---------- PROVIDED ENTRIES ----------
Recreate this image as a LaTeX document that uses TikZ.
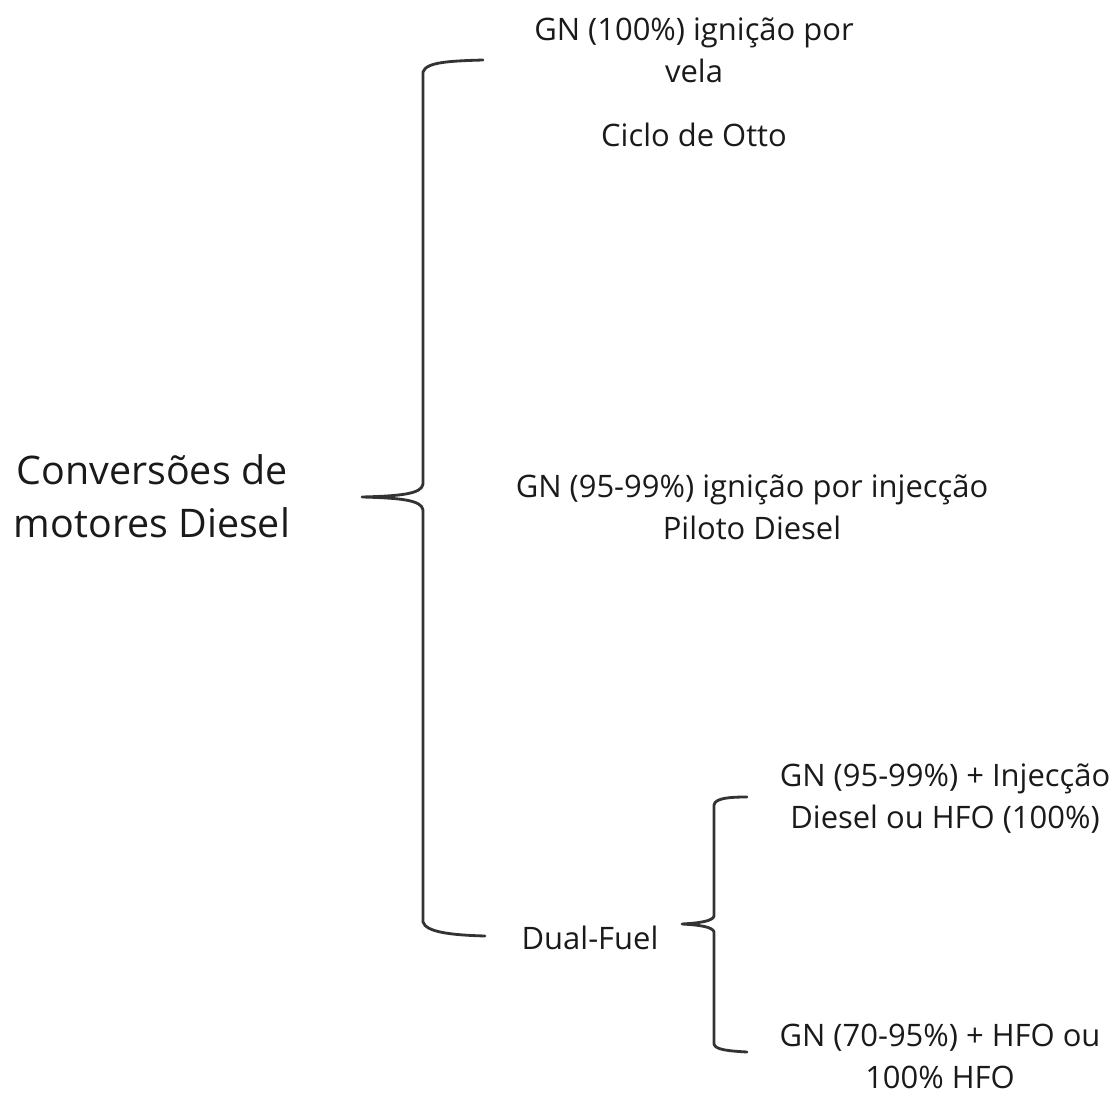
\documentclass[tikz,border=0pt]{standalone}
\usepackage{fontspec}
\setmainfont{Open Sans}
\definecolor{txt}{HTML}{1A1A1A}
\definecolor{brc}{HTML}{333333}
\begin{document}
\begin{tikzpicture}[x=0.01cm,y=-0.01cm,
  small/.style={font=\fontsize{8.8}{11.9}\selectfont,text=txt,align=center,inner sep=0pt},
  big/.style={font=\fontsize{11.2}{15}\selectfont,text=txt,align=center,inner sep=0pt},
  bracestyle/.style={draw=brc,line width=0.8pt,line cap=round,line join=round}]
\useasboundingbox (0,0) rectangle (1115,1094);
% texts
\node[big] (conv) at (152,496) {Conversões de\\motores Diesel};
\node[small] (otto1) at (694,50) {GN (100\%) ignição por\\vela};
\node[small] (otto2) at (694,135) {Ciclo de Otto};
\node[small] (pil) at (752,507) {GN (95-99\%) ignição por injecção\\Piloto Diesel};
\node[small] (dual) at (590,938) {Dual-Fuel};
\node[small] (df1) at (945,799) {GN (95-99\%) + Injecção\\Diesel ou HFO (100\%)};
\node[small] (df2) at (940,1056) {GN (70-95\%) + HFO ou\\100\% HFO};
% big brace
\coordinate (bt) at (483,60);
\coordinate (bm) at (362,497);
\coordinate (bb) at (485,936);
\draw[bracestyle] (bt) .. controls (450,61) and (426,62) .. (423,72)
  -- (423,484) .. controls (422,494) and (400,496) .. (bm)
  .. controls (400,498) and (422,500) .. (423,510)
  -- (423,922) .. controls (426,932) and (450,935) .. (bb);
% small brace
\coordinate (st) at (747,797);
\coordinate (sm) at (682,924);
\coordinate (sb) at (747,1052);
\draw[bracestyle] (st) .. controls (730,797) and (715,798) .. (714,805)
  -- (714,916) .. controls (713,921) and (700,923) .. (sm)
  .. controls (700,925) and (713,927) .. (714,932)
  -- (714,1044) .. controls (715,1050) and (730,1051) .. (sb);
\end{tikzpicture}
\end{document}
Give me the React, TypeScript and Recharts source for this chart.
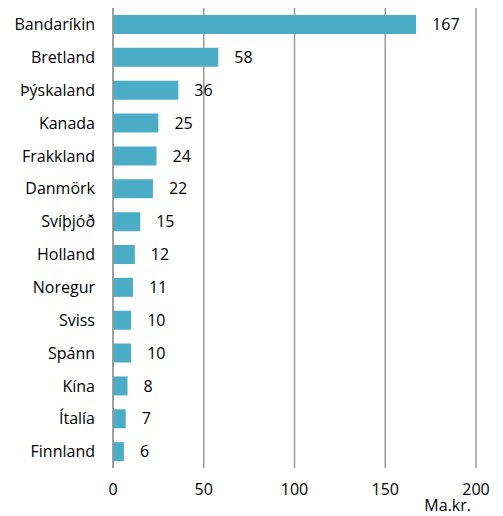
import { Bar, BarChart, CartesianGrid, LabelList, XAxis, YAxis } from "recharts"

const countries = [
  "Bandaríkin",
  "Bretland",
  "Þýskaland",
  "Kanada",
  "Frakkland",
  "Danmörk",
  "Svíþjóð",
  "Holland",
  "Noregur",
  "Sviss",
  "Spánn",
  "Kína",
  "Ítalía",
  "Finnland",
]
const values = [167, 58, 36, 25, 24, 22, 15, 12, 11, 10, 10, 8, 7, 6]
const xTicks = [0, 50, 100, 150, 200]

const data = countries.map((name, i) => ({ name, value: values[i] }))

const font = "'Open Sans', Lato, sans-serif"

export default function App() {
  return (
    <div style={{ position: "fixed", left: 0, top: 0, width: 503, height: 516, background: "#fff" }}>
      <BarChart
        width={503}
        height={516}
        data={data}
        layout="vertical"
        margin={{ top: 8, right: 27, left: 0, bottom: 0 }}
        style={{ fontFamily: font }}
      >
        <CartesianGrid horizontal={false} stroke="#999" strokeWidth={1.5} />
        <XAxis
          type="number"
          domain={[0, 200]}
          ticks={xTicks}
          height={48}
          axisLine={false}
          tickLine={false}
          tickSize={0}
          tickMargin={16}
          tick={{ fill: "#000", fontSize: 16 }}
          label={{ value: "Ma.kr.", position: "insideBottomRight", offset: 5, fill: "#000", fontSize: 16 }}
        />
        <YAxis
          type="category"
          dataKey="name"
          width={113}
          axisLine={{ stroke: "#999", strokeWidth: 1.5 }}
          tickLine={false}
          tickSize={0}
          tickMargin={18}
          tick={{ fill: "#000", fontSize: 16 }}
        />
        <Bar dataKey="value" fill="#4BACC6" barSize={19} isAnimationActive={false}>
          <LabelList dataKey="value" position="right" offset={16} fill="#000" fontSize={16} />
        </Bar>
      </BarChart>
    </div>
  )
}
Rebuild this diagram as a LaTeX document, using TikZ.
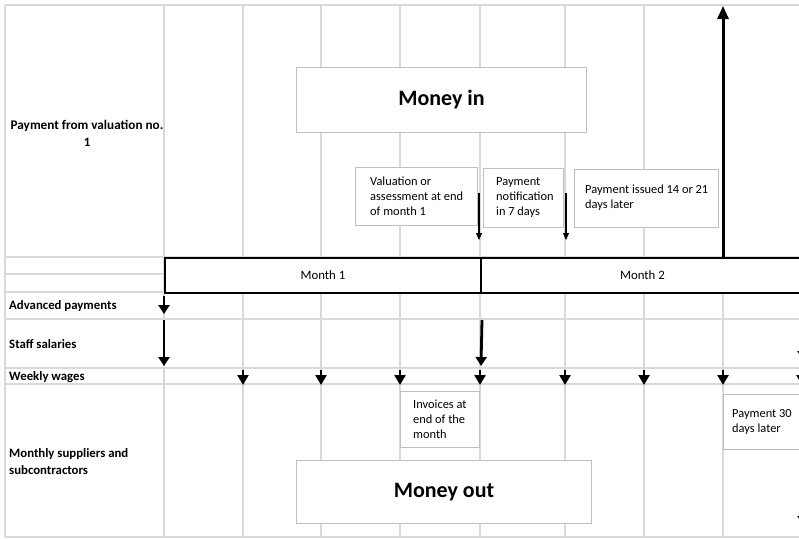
----------
REQUIRED TASK
Reproduce every line of the material precisely, omitting its pictures.

CORRECT RESPONSE
Recreate this image as a LaTeX document that uses TikZ.
\documentclass[tikz,border=0pt]{standalone}
\usepackage{fontspec}
\setmainfont{Open Sans}
\definecolor{txt}{HTML}{1A1A1A}
\definecolor{brc}{HTML}{333333}
\begin{document}
\begin{tikzpicture}[x=0.01cm,y=-0.01cm,
  small/.style={font=\fontsize{8.8}{11.9}\selectfont,text=txt,align=center,inner sep=0pt},
  big/.style={font=\fontsize{11.2}{15}\selectfont,text=txt,align=center,inner sep=0pt},
  bracestyle/.style={draw=brc,line width=0.8pt,line cap=round,line join=round}]
\useasboundingbox (0,0) rectangle (1115,1094);
% texts
\node[big] (conv) at (152,496) {Conversões de\\motores Diesel};
\node[small] (otto1) at (694,50) {GN (100\%) ignição por\\vela};
\node[small] (otto2) at (694,135) {Ciclo de Otto};
\node[small] (pil) at (752,507) {GN (95-99\%) ignição por injecção\\Piloto Diesel};
\node[small] (dual) at (590,938) {Dual-Fuel};
\node[small] (df1) at (945,799) {GN (95-99\%) + Injecção\\Diesel ou HFO (100\%)};
\node[small] (df2) at (940,1056) {GN (70-95\%) + HFO ou\\100\% HFO};
% big brace
\coordinate (bt) at (483,60);
\coordinate (bm) at (362,497);
\coordinate (bb) at (485,936);
\draw[bracestyle] (bt) .. controls (450,61) and (426,62) .. (423,72)
  -- (423,484) .. controls (422,494) and (400,496) .. (bm)
  .. controls (400,498) and (422,500) .. (423,510)
  -- (423,922) .. controls (426,932) and (450,935) .. (bb);
% small brace
\coordinate (st) at (747,797);
\coordinate (sm) at (682,924);
\coordinate (sb) at (747,1052);
\draw[bracestyle] (st) .. controls (730,797) and (715,798) .. (714,805)
  -- (714,916) .. controls (713,921) and (700,923) .. (sm)
  .. controls (700,925) and (713,927) .. (714,932)
  -- (714,1044) .. controls (715,1050) and (730,1051) .. (sb);
\end{tikzpicture}
\end{document}
Give me the React, TypeScript and Recharts source for this chart.
import { Bar, BarChart, CartesianGrid, LabelList, XAxis, YAxis } from "recharts"

const countries = [
  "Bandaríkin",
  "Bretland",
  "Þýskaland",
  "Kanada",
  "Frakkland",
  "Danmörk",
  "Svíþjóð",
  "Holland",
  "Noregur",
  "Sviss",
  "Spánn",
  "Kína",
  "Ítalía",
  "Finnland",
]
const values = [167, 58, 36, 25, 24, 22, 15, 12, 11, 10, 10, 8, 7, 6]
const xTicks = [0, 50, 100, 150, 200]

const data = countries.map((name, i) => ({ name, value: values[i] }))

const font = "'Open Sans', Lato, sans-serif"

export default function App() {
  return (
    <div style={{ position: "fixed", left: 0, top: 0, width: 503, height: 516, background: "#fff" }}>
      <BarChart
        width={503}
        height={516}
        data={data}
        layout="vertical"
        margin={{ top: 8, right: 27, left: 0, bottom: 0 }}
        style={{ fontFamily: font }}
      >
        <CartesianGrid horizontal={false} stroke="#999" strokeWidth={1.5} />
        <XAxis
          type="number"
          domain={[0, 200]}
          ticks={xTicks}
          height={48}
          axisLine={false}
          tickLine={false}
          tickSize={0}
          tickMargin={16}
          tick={{ fill: "#000", fontSize: 16 }}
          label={{ value: "Ma.kr.", position: "insideBottomRight", offset: 5, fill: "#000", fontSize: 16 }}
        />
        <YAxis
          type="category"
          dataKey="name"
          width={113}
          axisLine={{ stroke: "#999", strokeWidth: 1.5 }}
          tickLine={false}
          tickSize={0}
          tickMargin={18}
          tick={{ fill: "#000", fontSize: 16 }}
        />
        <Bar dataKey="value" fill="#4BACC6" barSize={19} isAnimationActive={false}>
          <LabelList dataKey="value" position="right" offset={16} fill="#000" fontSize={16} />
        </Bar>
      </BarChart>
    </div>
  )
}
Rebuild this diagram as a LaTeX document, using TikZ.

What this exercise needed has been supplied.